Free Handouts for Music Teachers & Students:

Laura said: Mar 3, 2010
Suzuki Association Member
358 posts

I’m sorry to hear about your experience with this teacher. Given the additional information, I would probably agree with techfiddle and hope that you are able to find a more positive experience through another teacher.

You didn’t mention whether or not this teacher was a registered Suzuki instructor, but I assume that she is, since you have consulted this discussion board. There are good and bad types of teachers everywhere, but it’s especially unfortunate when a “bad” example of a teacher is linked with a specific method as Suzuki, which is founded on mutual respect. (A “bad” non-Suzuki teacher could mean anything. But a “bad” Suzuki teacher implies that Suzuki is bad, which is too bad because it is not true!)

Just one more possibility though, for the sake of discussion. Is her speaking manner shy and reserved in general? Is she fluent in English? I know quite a number of soft-spoken immigrants who are wonderfully warm and charming in person, but don’t know the ways of the world here in North America. They may not be comfortable enough with the language to go out on a limb, and therefore tend to keep sentences very brief, particularly when communicating with strangers. Things tend to open up considerably once at the person-to-person level. I have cross-cultural experience myself and can vouch for this. Many nuances can be lost when simple direct translation is used. Not all cultures have the conversational equivalent of “Ohh! You know what, I’m extremely sorry about this. How terrible, i feel simply awful. But let me see what else I can suggest.” Conversely, some immigrant cultures find Americans (how about Canadians!?!) are way too candid and verbose.—Either that, or they find it a refreshing change!

I know this is probably a bit of a stretch, and there is no need to respond if this is not the case in your situation. I just mentioned it for the sake of discussion, as it’s always nice to keep an open mind with regards to others, partcularly those I haven’t met because of anonymous third-party discussion on a webpage. :) But you have spoken to this teacher and would have a much better idea than I.

said: Mar 15, 2010
 3 posts

Thanks to all of your replies. I found each of your comments helpful, as I was feeling like perhaps I had been too harsh but looking back all that really matters is that I find the right teacher for my son. She is a fluent English speaking person, not really shy but then I don’t know her well. I think she is ‘direct’, which to me sometimes seems ’short.’ Also, she never mentioned anything about group lessons so I am not sure if this is part of her program or teaching.

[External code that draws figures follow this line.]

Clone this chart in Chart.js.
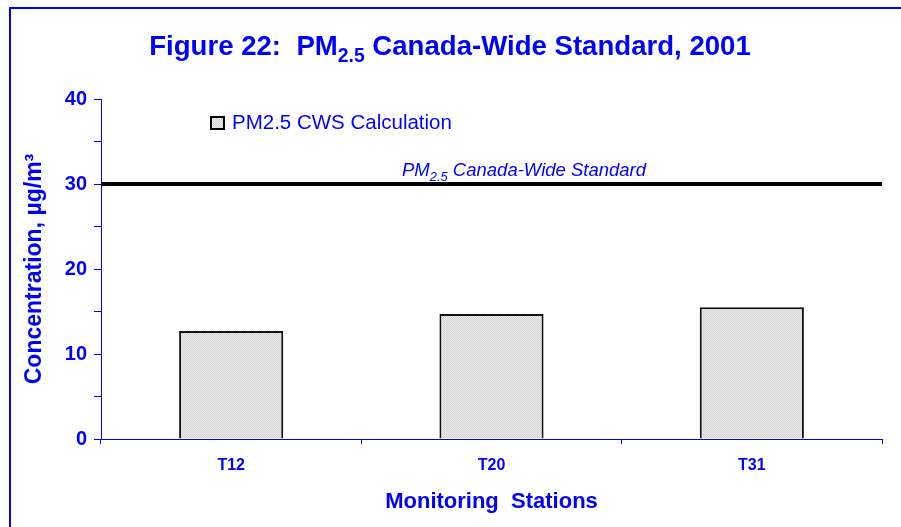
<!DOCTYPE html>
<html>
<head>
<meta charset="utf-8">
<script src="https://cdn.jsdelivr.net/npm/chart.js@4/dist/chart.umd.min.js"></script>
<style>
  html, body { margin: 0; padding: 0; background: #fff; }
  #wrap { width: 901px; height: 527px; position: relative; }
</style>
</head>
<body>
<div id="wrap"><canvas id="chart"></canvas></div>
<script>
const stations = ["T12", "T20", "T31"];
const cwsValues = [12.7, 14.7, 15.5];
const standardValue = 30;
const seriesName = "PM2.5 CWS Calculation";

const BLUE = "#0000ff";
const FONT = "'Liberation Sans', Arial, sans-serif";

// dotted grey fill like the original bars
function makePattern() {
	const c = document.createElement("canvas");
	c.width = 2; c.height = 2;
	const g = c.getContext("2d");
	g.fillStyle = "#ededed";
	g.fillRect(0, 0, 2, 2);
	g.fillStyle = "#d2d2d2";
	g.fillRect(0, 0, 1, 1);
	g.fillRect(1, 1, 1, 1);
	return g.createPattern(c, "repeat");
}
const barFill = makePattern();

// draws text pieces, some of them as subscripts
function drawPieces(ctx, pieces, x, y, size, style, align) {
	let total = 0;
	pieces.forEach(p => {
		ctx.font = style + " " + (p.sub ? size * 0.7 : size) + "px " + FONT;
		p.w = ctx.measureText(p.t).width;
		total += p.w;
	});
	let cx = align === "center" ? x - total / 2 : x;
	pieces.forEach(p => {
		ctx.font = style + " " + (p.sub ? size * 0.7 : size) + "px " + FONT;
		ctx.fillText(p.t, cx, p.sub ? y + size * 0.25 : y);
		cx += p.w;
	});
}

const extras = {
	id: "extras",
	beforeDraw(chart) {
		const ctx = chart.ctx;
		ctx.save();
		// outer frame
		ctx.strokeStyle = BLUE;
		ctx.lineWidth = 2;
		ctx.beginPath();
		ctx.moveTo(10, 540);
		ctx.lineTo(10, 8);
		ctx.lineTo(910, 8);
		ctx.stroke();
		// title
		ctx.fillStyle = BLUE;
		ctx.textBaseline = "alphabetic";
		ctx.textAlign = "left";
		drawPieces(ctx, [
			{ t: "Figure 22:  PM" },
			{ t: "2.5", sub: true },
			{ t: " Canada-Wide Standard, 2001" }
		], 450, 55, 27.6, "bold", "center");
		ctx.restore();
	},
	afterDatasetsDraw(chart) {
		const ctx = chart.ctx;
		const area = chart.chartArea;
		const yS = chart.scales.y;
		ctx.save();
		// standard line
		const y = yS.getPixelForValue(standardValue);
		ctx.strokeStyle = "#000";
		ctx.lineWidth = 4;
		ctx.beginPath();
		ctx.moveTo(area.left, y);
		ctx.lineTo(area.right, y);
		ctx.stroke();
		ctx.fillStyle = BLUE;
		ctx.textBaseline = "alphabetic";
		ctx.textAlign = "left";
		drawPieces(ctx, [
			{ t: "PM" },
			{ t: "2.5", sub: true },
			{ t: " Canada-Wide Standard" }
		], 402, y - 8, 18.5, "italic", "left");
		// legend
		ctx.fillStyle = barFill;
		ctx.fillRect(211, 117, 13, 12);
		ctx.strokeStyle = "#000";
		ctx.lineWidth = 2;
		ctx.strokeRect(211, 117, 13, 12);
		ctx.fillStyle = BLUE;
		ctx.font = "20.5px " + FONT;
		ctx.textBaseline = "middle";
		ctx.fillText(chart.data.datasets[0].label, 232, 123);
		ctx.restore();
	}
};

new Chart(document.getElementById("chart"), {
	type: "bar",
	data: {
		labels: stations,
		datasets: [{
			label: seriesName,
			data: cwsValues,
			backgroundColor: barFill,
			borderColor: "#111",
			borderWidth: 2,
			barPercentage: 0.4,
			categoryPercentage: 1.0
		}]
	},
	options: {
		responsive: true,
		maintainAspectRatio: false,
		animation: false,
		layout: { padding: { top: 99, right: 19, left: 0, bottom: 0 } },
		plugins: {
			legend: { display: false },
			tooltip: { enabled: false }
		},
		scales: {
			x: {
				afterFit(scale) { scale.height = 88; },
				grid: {
					offset: true,
					drawOnChartArea: false,
					color: BLUE,
					tickLength: 5
				},
				border: { color: BLUE, width: 1 },
				ticks: {
					color: BLUE,
					padding: 12,
					font: { family: FONT, size: 16, weight: "bold" }
				},
				title: {
					display: true,
					text: "Monitoring  Stations",
					color: BLUE,
					padding: { top: 0, bottom: 12 },
					font: { family: FONT, size: 22, weight: "bold" }
				}
			},
			y: {
				min: 0,
				max: 40,
				afterFit(scale) { scale.width = 101; },
				grid: {
					drawOnChartArea: false,
					color: BLUE,
					tickLength: 7
				},
				border: { color: BLUE, width: 1 },
				ticks: {
					stepSize: 5,
					color: BLUE,
					padding: 7,
					font: { family: FONT, size: 20, weight: "bold" },
					callback: v => (v % 10 === 0 ? v : "")
				},
				title: {
					display: true,
					text: "Concentration, µg/m³",
					color: BLUE,
					padding: { top: 21, bottom: 0 },
					font: { family: FONT, size: 23, weight: "bold" }
				}
			}
		}
	},
	plugins: [extras]
});
</script>
</body>
</html>
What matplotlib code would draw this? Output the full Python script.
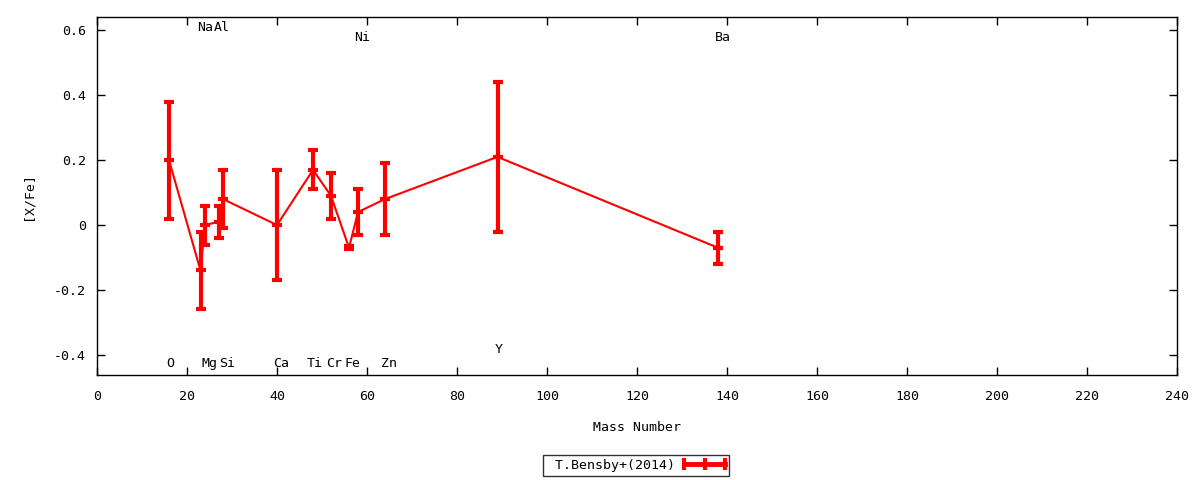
import matplotlib
matplotlib.use("Agg")
import matplotlib.pyplot as plt
from matplotlib.lines import Line2D
from matplotlib.legend_handler import HandlerLine2D

plt.rcParams['font.family'] = ['DejaVu Sans Mono', 'DejaVu Sans']
plt.rcParams['font.size'] = 9.5

# data
elements = ["O", "Na", "Mg", "Al", "Si", "Ca", "Ti", "Cr", "Fe", "Ni", "Zn", "Y", "Ba"]
mass = [16, 23, 24, 27, 28, 40, 48, 52, 56, 58, 64, 89, 138]
xfe = [0.20, -0.14, 0.00, 0.01, 0.08, 0.00, 0.17, 0.09, -0.07, 0.04, 0.08, 0.21, -0.07]
err = [0.18, 0.12, 0.06, 0.05, 0.09, 0.17, 0.06, 0.07, 0.005, 0.07, 0.11, 0.23, 0.05]

# element label positions
label_x = [16.2, 24.0, 25.0, 27.7, 28.9, 41.0, 48.4, 52.7, 56.8, 59.0, 65.0, 89.3, 139.1]
label_y = [-0.426, 0.608, -0.426, 0.608, -0.426, -0.426, -0.426, -0.426, -0.426, 0.577, -0.426, -0.383, 0.577]

series_label = "T.Bensby+(2014)"
xticks = list(range(0, 241, 20))
yticks = [-0.4, -0.2, 0, 0.2, 0.4, 0.6]
ytick_labels = ["-0.4", "-0.2", "0", "0.2", "0.4", "0.6"]

fig = plt.figure(figsize=(12, 4.8), dpi=100)
ax = fig.add_axes([97/1200, 105/480, 1080/1200, 358/480])

red = "#ff0000"
ax.plot(mass, xfe, color=red, lw=1.5, zorder=3)
ax.errorbar(mass, xfe, yerr=err, fmt='none', ecolor=red, elinewidth=3,
            capsize=3.3, capthick=3, zorder=3)
ax.plot(mass, xfe, linestyle='none', marker='_', markersize=7, mew=3, color=red, zorder=4)

for el, lx, ly in zip(elements, label_x, label_y):
    ax.text(lx, ly, el, ha='center', va='center', color='black')

ax.set_xlim(0, 240)
ax.set_ylim(-0.462, 0.641)
ax.set_xticks(xticks)
ax.set_xticklabels([str(t) for t in xticks])
ax.set_yticks(yticks)
ax.set_yticklabels(ytick_labels)
ax.tick_params(direction='in', top=True, right=True, length=6, width=1, pad=8)
ax.tick_params(axis='x', pad=11)
for s in ax.spines.values():
    s.set_linewidth(1)

ax.set_xlabel("Mass Number", labelpad=13)
ax.set_ylabel("[X/Fe]", labelpad=14)

proxy = Line2D([], [], color=red, lw=3.5, marker='|', markersize=9, mew=3)
leg = fig.legend([proxy], [" " + series_label], loc='center', bbox_to_anchor=(0.53, 0.031),
                 markerfirst=False, frameon=True, fancybox=False,
                 handler_map={proxy: HandlerLine2D(numpoints=3, marker_pad=0.0)},
                 handlelength=3.1, borderpad=0.3, handletextpad=0.7, borderaxespad=0)
leg.get_frame().set_edgecolor('black')
leg.get_frame().set_linewidth(1)

fig.savefig("out.png", dpi=100)
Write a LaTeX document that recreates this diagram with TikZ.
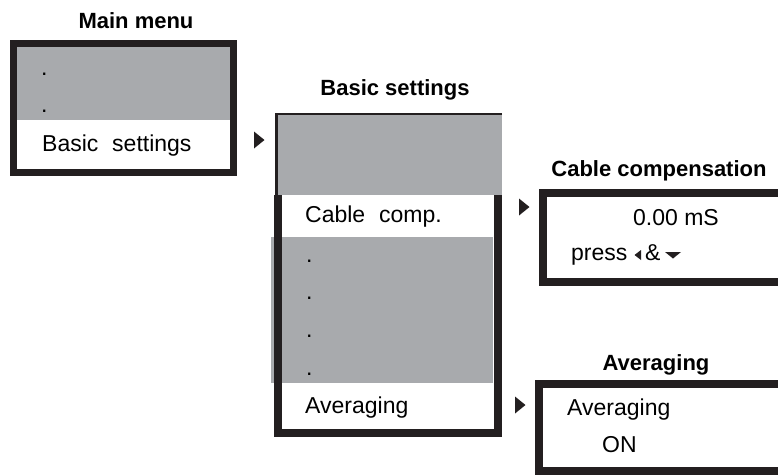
\documentclass[tikz,border=0pt]{standalone}
\usepackage{fontspec}
\setmainfont{Liberation Sans}
\definecolor{panelgray}{RGB}{168,170,173}
\definecolor{framecol}{RGB}{35,31,32}
\newcommand{\wordgap}{\hspace{0.6em}}
% small black marker in front of each sub-menu
\newcommand{\pointer}[1]{\fill[framecol] (#1) ++(0,-8.5) -- ++(10.5,8.5) -- ++(-10.5,8.5) -- cycle;}

\begin{document}
\begin{tikzpicture}[x=1pt, y=-1pt,
  title/.style={font=\fontsize{22}{26}\selectfont\bfseries, inner sep=0pt, anchor=base},
  entry/.style={font=\fontsize{23}{27}\selectfont, inner sep=0pt, anchor=base west},
  value/.style={font=\fontsize{23}{27}\selectfont, inner sep=0pt, anchor=base},
  frame/.style={draw=framecol, line width=8pt},
  thinframe/.style={draw=framecol, line width=2.5pt}]
  \useasboundingbox (0,0) rectangle (778,475);
  \clip (0,0) rectangle (778,475);

  % Main menu
  \node[title] (mainT) at (136,28) {Main menu};
  \fill[panelgray] (17,47) rectangle (230,120);
  \draw[frame, line width=7.5pt] (13.5,43.5) rectangle (233.5,172.5);
  \node[entry] (mainDotA) at (41,75) {.};
  \node[entry] (mainDotB) at (41,112) {.};
  \node[entry] (mainBasic) at (42,151) {Basic\wordgap settings};
  \pointer{254,140}

  % Basic settings
  \node[title] (basicT) at (395,95) {Basic settings};
  \fill[panelgray] (278,115) rectangle (502,195);
  \fill[panelgray] (271,237) rectangle (493,383);
  \draw[thinframe] (502,114) -- (276.5,114) -- (276.5,195);
  \draw[frame] (278,195) -- (278,432.5) -- (497.5,432.5) -- (497.5,195);
  \node[entry] (basicCable) at (305,222) {Cable\wordgap comp.};
  \foreach \y [count=\i] in {262,299,337,375}
    \node[entry] (basicDot\i) at (306,\y) {.};
  \node[entry] (basicAvg) at (305,413) {Averaging};
  \pointer{519,207}
  \pointer{515,405}

  % Cable compensation
  \node[title] (cableT) at (659,176) {Cable compensation};
  \draw[frame] (800,192.5) -- (543,192.5) -- (543,281.5) -- (800,281.5);
  \node[value] (cableVal) at (676,225) {0.00 mS};
  \node[entry] (cableHint) at (571,260) {press};
  \node[entry] (cableAmp) at (645,260) {\&};
  % key symbols: left and down
  \fill[framecol] (641,250) -- (634.5,255) -- (641,260) -- cycle;
  \fill[framecol] (665,252) -- (681,252) -- (673,258.5) -- cycle;

  % Averaging
  \node[title] (avgT) at (656,370) {Averaging};
  \draw[frame] (800,384) -- (539,384) -- (539,471) -- (800,471);
  \node[entry] (avgName) at (567,415) {Averaging};
  \node[entry] (avgState) at (602,452) {ON};
\end{tikzpicture}
\end{document}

At any rate, on good advice I have contacted other teachers although not so nearby. I have observed some lessons and each of the teachers I’ve been in touch with have been friendly and helpful and so my experience really turned around.

I have decided on a teacher who was completely wonderful with the little-one I observed, really got on his level and kept him engaged and motivated. She communicated well with the parent giving advice on what to watch and work on in home practice. She also had registered training, which for me was important. I felt a special ease around this particular teacher and her enthusiasm about Suzuki training and philosophy gave me confidence that this will be more than music lessons for my son.
In all, I learned that although I had a referral to a ‘good’ teacher, when it comes to my son it’s in his best interest to do all of the research.

Joan Dailey said: Mar 21, 2010
Joan Dailey Towles
Suzuki Association Member
Violin, Suzuki Early Childhood Education, Bass, Cello, Viola
Pasadena, CA
2 posts

I know teachers are busy; but, I do not use email to schedule lessons for this reason. I will reply using email only to set up a telephone conversation to discuss beginning violin lessons. Then as a rule, I am using the telephone. It is the parents who tend to want to email me or, text me.
It is really their decision as to which way they want to communicate regarding lessons. Now that my son is in second grade, I look forward to teaching during the day.